Un tiers des agences d’État menacées de suppression : la nouvelle offensive de Bercy contre la fonction publique

Elles sont nombreuses, et pour la plupart essentielles à la mise en œuvre des politiques publiques sur le territoire. Parmi elles, on trouve l’Ademe (Agence de l’environnement et de la maîtrise de l’énergie), le CNRS, Météo France, l’OFB (Office français de la biodiversité) ou encore les ARS (agences régionales de santé). Un tiers de ces agences et opérateurs de l’État pourrait être supprimés ou faire l’objet de fusions « d’ici à la fin de l’année », a annoncé ce dimanche Amélie de Montchalin, la ministre des Comptes publics, invitée sur le plateau de CNews et Europe 1.
Un nouveau coup de poignard dans la fonction publique qui s’inscrit dans le cadre du projet de loi de finances et du budget 2026. Pourtant, le butin escompté est bien maigre : le gouvernement espère, par cette opération, récupérer 2 à 3 milliards d’euros sur les 40 à 50 milliards qu’il entend économiser au nom de la lutte contre le déficit budgétaire de la France.

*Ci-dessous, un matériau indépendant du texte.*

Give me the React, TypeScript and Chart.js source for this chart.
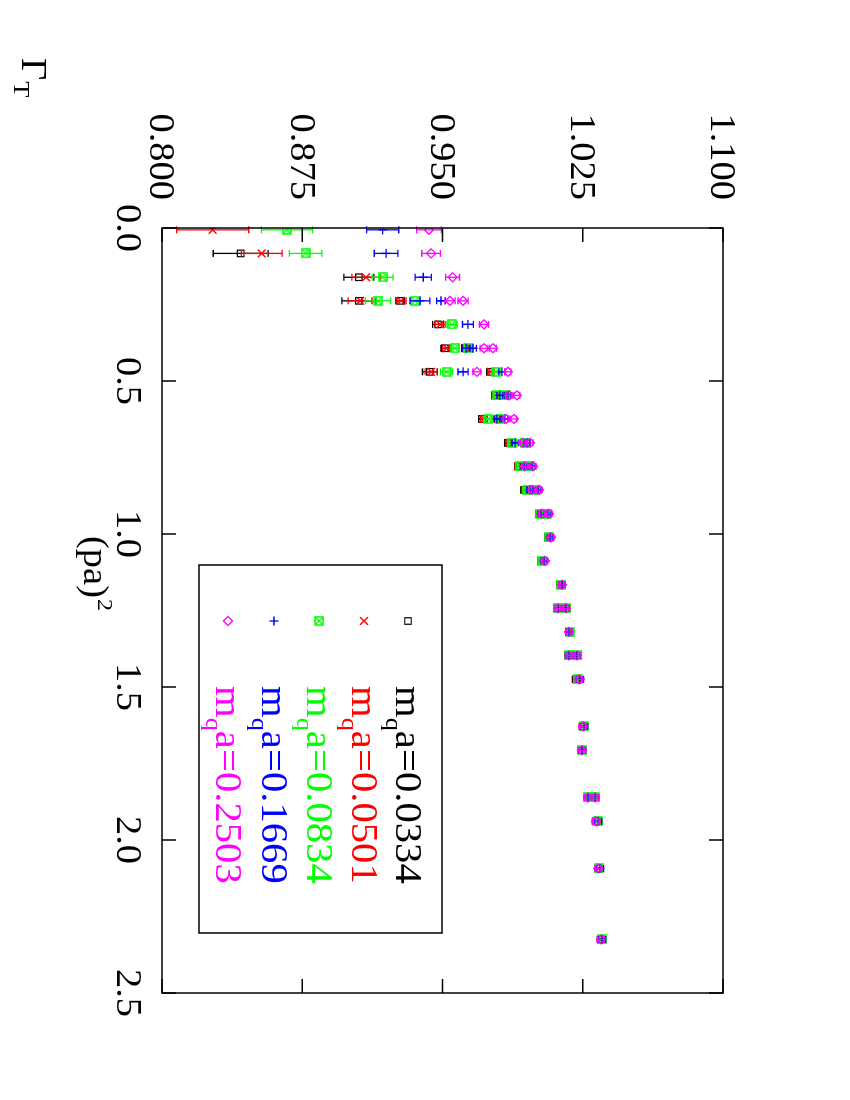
import React, { useEffect, useRef } from 'react';
import { Chart, registerables } from 'chart.js';
import { drawPoint } from 'chart.js/helpers';

Chart.register(...registerables);

// (pa)^2 values (rows; some rows hold two points per series)
const P2 = [0.006, 0.083, 0.161, 0.238, 0.238, 0.315, 0.393, 0.393, 0.470, 0.470,
  0.547, 0.547, 0.624, 0.624, 0.702, 0.702, 0.779, 0.779, 0.856, 0.856,
  0.934, 0.934, 1.011, 1.088, 1.166, 1.243, 1.243, 1.320, 1.397, 1.397,
  1.475, 1.629, 1.707, 1.861, 1.861, 1.939, 2.093, 2.325];

const G_0334 = [null, 0.8421, 0.9053, 0.9053, 0.9273, 0.9476, 0.9513, 0.9620, 0.9433, 0.9754,
  0.9781, 0.9834, 0.9711, 0.9797, 0.9850, 0.9936, 0.9904, 0.9963, 0.9936, 0.9995,
  1.0016, 1.0053, 1.0064, 1.0027, 1.0128, 1.0112, 1.0160, 1.0176, 1.0171, 1.0219,
  1.0214, 1.0251, 1.0246, 1.0278, 1.0316, 1.0321, 1.0332, 1.0348];
const E_0334 = [null, 0.0147, 0.0080, 0.0091, 0.0024, 0.0029, 0.0021, 0.0018, 0.0040, 0.0016,
  0.0016, 0.0016, 0.0018, 0.0016, 0.0016, 0.0016, 0.0016, 0.0016, 0.0016, 0.0016,
  0.0016, 0.0016, 0.0016, 0.0016, 0.0016, 0.0016, 0.0016, 0.0016, 0.0016, 0.0016,
  0.0019, 0.0019, 0.0019, 0.0019, 0.0019, 0.0019, 0.0019, 0.0019];

const G_0501 = [0.8271, 0.8533, 0.9091, 0.9059, 0.9278, 0.9487, 0.9522, 0.9626, 0.9439, 0.9759,
  0.9781, 0.9834, 0.9722, 0.9797, 0.9856, 0.9936, 0.9904, 0.9963, 0.9941, 0.9995,
  1.0016, 1.0053, 1.0064, 1.0027, 1.0128, 1.0112, 1.0166, 1.0176, 1.0176, 1.0225,
  1.0219, 1.0251, 1.0246, 1.0278, 1.0316, 1.0326, 1.0337, 1.0348];
const E_0501 = [0.0193, 0.0109, 0.0076, 0.0064, 0.0027, 0.0027, 0.0021, 0.0018, 0.0032, 0.0016,
  0.0016, 0.0016, 0.0018, 0.0016, 0.0016, 0.0016, 0.0016, 0.0016, 0.0016, 0.0016,
  0.0016, 0.0016, 0.0016, 0.0016, 0.0016, 0.0016, 0.0016, 0.0016, 0.0016, 0.0016,
  0.0019, 0.0019, 0.0019, 0.0019, 0.0019, 0.0019, 0.0019, 0.0019];

const G_0834 = [0.8668, 0.8768, 0.9180, 0.9155, 0.9353, 0.9551, 0.9567, 0.9636, 0.9522, 0.9786,
  0.9791, 0.9840, 0.9743, 0.9807, 0.9872, 0.9941, 0.9914, 0.9968, 0.9952, 1.0000,
  1.0021, 1.0059, 1.0070, 1.0032, 1.0134, 1.0118, 1.0160, 1.0182, 1.0176, 1.0219,
  1.0225, 1.0257, 1.0246, 1.0278, 1.0316, 1.0332, 1.0337, 1.0353];
const E_0834 = [0.0137, 0.0087, 0.0056, 0.0067, 0.0027, 0.0027, 0.0021, 0.0018, 0.0032, 0.0016,
  0.0016, 0.0016, 0.0018, 0.0016, 0.0016, 0.0016, 0.0016, 0.0016, 0.0016, 0.0016,
  0.0016, 0.0016, 0.0016, 0.0016, 0.0016, 0.0016, 0.0016, 0.0016, 0.0016, 0.0016,
  0.0019, 0.0019, 0.0019, 0.0019, 0.0019, 0.0019, 0.0019, 0.0019];

const G_1669 = [0.9180, 0.9198, 0.9397, 0.9380, 0.9492, 0.9636, 0.9626, 0.9663, 0.9610, 0.9818,
  0.9807, 0.9850, 0.9791, 0.9834, 0.9888, 0.9952, 0.9936, 0.9979, 0.9968, 1.0011,
  1.0027, 1.0064, 1.0075, 1.0043, 1.0139, 1.0118, 1.0160, 1.0176, 1.0176, 1.0219,
  1.0235, 1.0257, 1.0246, 1.0278, 1.0316, 1.0332, 1.0342, 1.0353];
const E_1669 = [0.0086, 0.0063, 0.0043, 0.0053, 0.0023, 0.0029, 0.0021, 0.0018, 0.0027, 0.0016,
  0.0016, 0.0016, 0.0016, 0.0016, 0.0016, 0.0016, 0.0016, 0.0016, 0.0016, 0.0016,
  0.0016, 0.0016, 0.0016, 0.0016, 0.0016, 0.0016, 0.0016, 0.0016, 0.0016, 0.0016,
  0.0019, 0.0019, 0.0019, 0.0019, 0.0019, 0.0019, 0.0019, 0.0019];

const G_2503 = [0.9428, 0.9439, 0.9554, 0.9540, 0.9610, 0.9722, 0.9722, 0.9770, 0.9684, 0.9850,
  0.9856, 0.9898, 0.9840, 0.9882, 0.9930, 0.9968, 0.9941, 0.9984, 0.9979, 1.0016,
  1.0032, 1.0070, 1.0080, 1.0048, 1.0139, 1.0118, 1.0160, 1.0176, 1.0176, 1.0219,
  1.0230, 1.0251, 1.0246, 1.0278, 1.0316, 1.0321, 1.0332, 1.0348];
const E_2503 = [0.0066, 0.0050, 0.0037, 0.0027, 0.0027, 0.0025, 0.0021, 0.0018, 0.0021, 0.0016,
  0.0016, 0.0016, 0.0016, 0.0016, 0.0016, 0.0016, 0.0016, 0.0016, 0.0016, 0.0016,
  0.0016, 0.0016, 0.0016, 0.0016, 0.0016, 0.0016, 0.0016, 0.0016, 0.0016, 0.0016,
  0.0019, 0.0019, 0.0019, 0.0019, 0.0019, 0.0019, 0.0019, 0.0019];

const MASS_LABELS = ['0.0334', '0.0501', '0.0834', '0.1669', '0.2503'];
const COLORS = ['#000000', '#ff0000', '#00ff00', '#0000ff', '#ff00ff'];
const X_TICKS = [0, 0.5, 1.0, 1.5, 2.0, 2.5];
const X_TICK_LABELS = ['0.0', '0.5', '1.0', '1.5', '2.0', '2.5'];
const Y_TICKS = [0.8, 0.875, 0.95, 1.025, 1.1];
const Y_TICK_LABELS = ['0.800', '0.875', '0.950', '1.025', '1.100'];

const W = 1100;
const H = 850;
const SX = 1.1; // horizontal text stretch
const FONT = "'Liberation Serif', 'Times New Roman', serif";

function makeBoxCross(color: string): HTMLCanvasElement {
  const c = document.createElement('canvas');
  c.width = 10; c.height = 10;
  const g = c.getContext('2d')!;
  g.strokeStyle = color;
  g.lineWidth = 1.6;
  g.strokeRect(1, 1, 8, 8);
  g.lineWidth = 1.1;
  g.beginPath();
  g.moveTo(2, 2); g.lineTo(8, 8);
  g.moveTo(8, 2); g.lineTo(2, 8);
  g.stroke();
  return c;
}

function stretched(ctx: CanvasRenderingContext2D, text: string, x: number, y: number,
  size: number, align: CanvasTextAlign, color = '#000'): number {
  ctx.save();
  ctx.font = `${size}px ${FONT}`;
  ctx.fillStyle = color;
  ctx.translate(x, y);
  ctx.scale(SX, 1);
  ctx.textAlign = align;
  ctx.textBaseline = 'alphabetic';
  ctx.fillText(text, 0, 0);
  const w = ctx.measureText(text).width * SX;
  ctx.restore();
  return w;
}

export default function App() {
  const ref = useRef<HTMLCanvasElement | null>(null);

  useEffect(() => {
    if (!ref.current) return;
    const gs = [G_0334, G_0501, G_0834, G_1669, G_2503];
    const es = [E_0334, E_0501, E_0834, E_1669, E_2503];
    const boxCross = makeBoxCross(COLORS[2]);
    const styles: any[] = [
      { pointStyle: 'rect', pointRadius: 4.6, pointBorderWidth: 1.2 },
      { pointStyle: 'crossRot', pointRadius: 5.5, pointBorderWidth: 1.4 },
      { pointStyle: boxCross, pointRadius: 5, pointBorderWidth: 1 },
      { pointStyle: 'cross', pointRadius: 4.5, pointBorderWidth: 1.3 },
      { pointStyle: 'rectRot', pointRadius: 4.5, pointBorderWidth: 1.3 },
    ];

    const datasets = gs.map((g, s) => {
      const data: any[] = [];
      P2.forEach((p, i) => {
        if (g[i] !== null && g[i] !== undefined) data.push({ x: p, y: g[i], e: es[s][i] });
      });
      return {
        label: 'm_q a=' + MASS_LABELS[s],
        data,
        showLine: false,
        borderColor: COLORS[s],
        backgroundColor: 'rgba(0,0,0,0)',
        pointBackgroundColor: 'rgba(0,0,0,0)',
        pointBorderColor: COLORS[s],
        order: 5 - s,
        ...styles[s],
      };
    });

    const errorBars = {
      id: 'errorBars',
      beforeDatasetDraw(chart: any, args: any) {
        const ds = chart.data.datasets[args.index];
        const xs = chart.scales.x, ys = chart.scales.y;
        const ctx = chart.ctx;
        ctx.save();
        ctx.strokeStyle = ds.borderColor;
        ctx.lineWidth = 1.3;
        ctx.beginPath();
        for (const d of ds.data) {
          const px = xs.getPixelForValue(d.x);
          const y1 = ys.getPixelForValue(d.y - d.e);
          const y2 = ys.getPixelForValue(d.y + d.e);
          ctx.moveTo(px, y1); ctx.lineTo(px, y2);
          ctx.moveTo(px - 3.5, y1); ctx.lineTo(px + 3.5, y1);
          ctx.moveTo(px - 3.5, y2); ctx.lineTo(px + 3.5, y2);
        }
        ctx.stroke();
        ctx.restore();
      },
    };

    const frame = {
      id: 'frame',
      afterDraw(chart: any) {
        const ctx = chart.ctx;
        const { left, right, top, bottom } = chart.chartArea;
        const xs = chart.scales.x, ys = chart.scales.y;
        ctx.save();
        ctx.strokeStyle = '#000';
        ctx.lineWidth = 1.5;
        ctx.strokeRect(left, top, right - left, bottom - top);
        ctx.beginPath();
        X_TICKS.forEach((t) => {
          const px = xs.getPixelForValue(t);
          ctx.moveTo(px, bottom); ctx.lineTo(px, bottom - 14);
          ctx.moveTo(px, top); ctx.lineTo(px, top + 14);
        });
        Y_TICKS.forEach((t) => {
          const py = ys.getPixelForValue(t);
          ctx.moveTo(left, py); ctx.lineTo(left + 14, py);
          ctx.moveTo(right, py); ctx.lineTo(right - 14, py);
        });
        ctx.stroke();

        // tick labels
        Y_TICKS.forEach((t, i) => {
          const py = ys.getPixelForValue(t);
          stretched(ctx, Y_TICK_LABELS[i], left - 28, py + 11.5, 35, 'right');
        });
        X_TICKS.forEach((t, i) => {
          const px = xs.getPixelForValue(t);
          stretched(ctx, X_TICK_LABELS[i], px, bottom + 45, 35, 'center');
        });

        // axis titles
        let x0 = 536;
        x0 += stretched(ctx, '(pa)', x0, 766, 35, 'left');
        stretched(ctx, '2', x0 + 1, 752, 22, 'left');
        let gx = 58;
        gx += stretched(ctx, '\u0393', gx, 828, 35, 'left');
        stretched(ctx, 'T', gx + 1, 836, 24, 'left');

        // legend
        const bx = 565, by = 408, bw = 368, bh = 243;
        ctx.lineWidth = 1.5;
        ctx.strokeStyle = '#000';
        ctx.strokeRect(bx, by, bw, bh);
        const rowsY = [442, 486, 531, 576, 622];
        chart.data.datasets.forEach((ds: any, s: number) => {
          const yy = rowsY[s];
          ctx.save();
          ctx.strokeStyle = ds.pointBorderColor;
          ctx.fillStyle = 'rgba(0,0,0,0)';
          ctx.lineWidth = ds.pointBorderWidth;
          drawPoint(ctx, { pointStyle: ds.pointStyle, radius: ds.pointRadius, rotation: 0, borderWidth: ds.pointBorderWidth }, 621, yy);
          ctx.restore();
          let tx = 686;
          tx += stretched(ctx, 'm', tx, yy + 12, 37, 'left', COLORS[s]);
          tx += stretched(ctx, 'q', tx, yy + 22, 24, 'left', COLORS[s]);
          stretched(ctx, 'a=' + MASS_LABELS[s], tx, yy + 12, 37, 'left', COLORS[s]);
        });
        ctx.restore();
      },
    };

    const chart = new Chart(ref.current, {
      type: 'scatter',
      data: { datasets },
      options: {
        responsive: false,
        animation: false,
        devicePixelRatio: 1,
        layout: { padding: { left: 228, top: 127, right: W - 993, bottom: H - 688 } },
        plugins: { legend: { display: false }, tooltip: { enabled: false } },
        events: [],
        scales: {
          x: { type: 'linear', min: 0, max: 2.5, display: false },
          y: { type: 'linear', min: 0.8, max: 1.1, display: false },
        },
      },
      plugins: [errorBars, frame],
    } as any);
    return () => chart.destroy();
  }, []);

  return (
    <div style={{ position: 'fixed', left: 0, top: 0, width: 850, height: 1100, overflow: 'hidden', background: '#fff' }}>
      <div style={{ position: 'absolute', left: 0, top: 0, width: W, height: H, transformOrigin: '0 0', transform: 'translate(850px, 0px) rotate(90deg)' }}>
        <canvas ref={ref} width={W} height={H} style={{ width: W, height: H, display: 'block' }} />
      </div>
    </div>
  );
}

Engagée par la droite et l’extrême droite, la course au sabrage des agences avait déjà fait rage à l’Assemblée nationale, au début du mois d’avril, à travers le projet de loi de simplification porté par le ministre de la Fonction publique Laurent Marcangeli, qui considère que « notre pays est obèse de sa bureaucratie ». S’ils ont finalement été épargnés lors du vote du texte, près de 150 agences et opérateurs d’État étaient menacés de suppression au début de l’examen des amendements.
« C’est un présupposé idéologique : moins d’État, moins de régulation conduirait à plus d’efficacité, résumait le député GDR Emmanuel Maurel à l’Humanité au moment des débats dans l’Hémicycle. En réalité c’est la continuité de la politique de l’offre pour la Macronie, avec la bénédiction du Medef. »
« Certaines suppressions étaient proposées complètement à l’aveuglette, sans qu’il n’y ait aucune étude d’impact, et de manière totalement idéologique, abonde Manon Meunier, députée LFI. C’est un logiciel trumpiste très dangereux, car la plupart de ces organismes font contre-pouvoir au gouvernement, apportent des avis scientifiques et portent une égalité de services publics sur le territoire. »
Un exemple criant : la Commission nationale du débat public (CNDP), que l’exécutif veut soit vider de sa mission, soit liquider. L’organisme fait office de médiateur, sur le terrain, dès lors qu’un projet industriel doit se développer et impacter l’environnement et les populations : réacteurs nucléaires, autoroutes, projets miniers, etc. Si la CNDP n’est pas parfaite, sa suppression aurait pour conséquence d’annihiler les débats locaux et d’ouvrir un boulevard aux projets industriels, débarrassés du devoir de concertation, jugé encombrant.
L’offensive du gouvernement contre les organes de la fonction publique rejoint, du reste, les obsessions des cadres du Rassemblement national : déjà en octobre 2023, le parti d’extrême droite avait dressé une liste de 80 agences et opérateurs jugés inutiles. Parmi eux, l’Office français de l’immigration et de l’intégration ou encore l’Office français de la biodiversité, également ciblé par Laurent Wauquiez, patron des députés LR, au mois de février et par la droite sénatoriale au mois d’avril.
Or, explique l’insoumise Manon Meunier, l’OFB est déjà le produit d’une fusion « faite à la va-vite » en 2020 entre l’Agence française de la biodiversité et l’Office national de la chasse et de la faune sauvage, deux organismes aux fonctions antinomiques. « C’est l’exemple d’une fusion qui s’est très mal passée, évoque la députée LFI. Il y a eu des suicides d’agents, et aujourd’hui, c’est un outil qui est moins fonctionnel sur le terrain parce que ce sont deux missions qui n’allaient pas ensemble. »
La ministre chargée des Comptes publics ne s’est pas encore risquée à dévoiler publiquement les agences et opérateurs susceptibles de fusionner ou d’être supprimés par le gouvernement. Elle a seulement cherché à rassurer en excluant les universités du périmètre des structures menacées. Amélie de Montchalin a indiqué que de nouvelles annonces auraient lieu à la mi-mai, au moment de la commission d’enquête sur les missions des agences, opérateurs et organismes consultatifs de l’État qui s’ouvrira au Sénat. Au total, selon le ministère des Finances, la saignée pourrait concerner quelque 450 agences ou opérateurs, ce qui représente 180 000 emplois.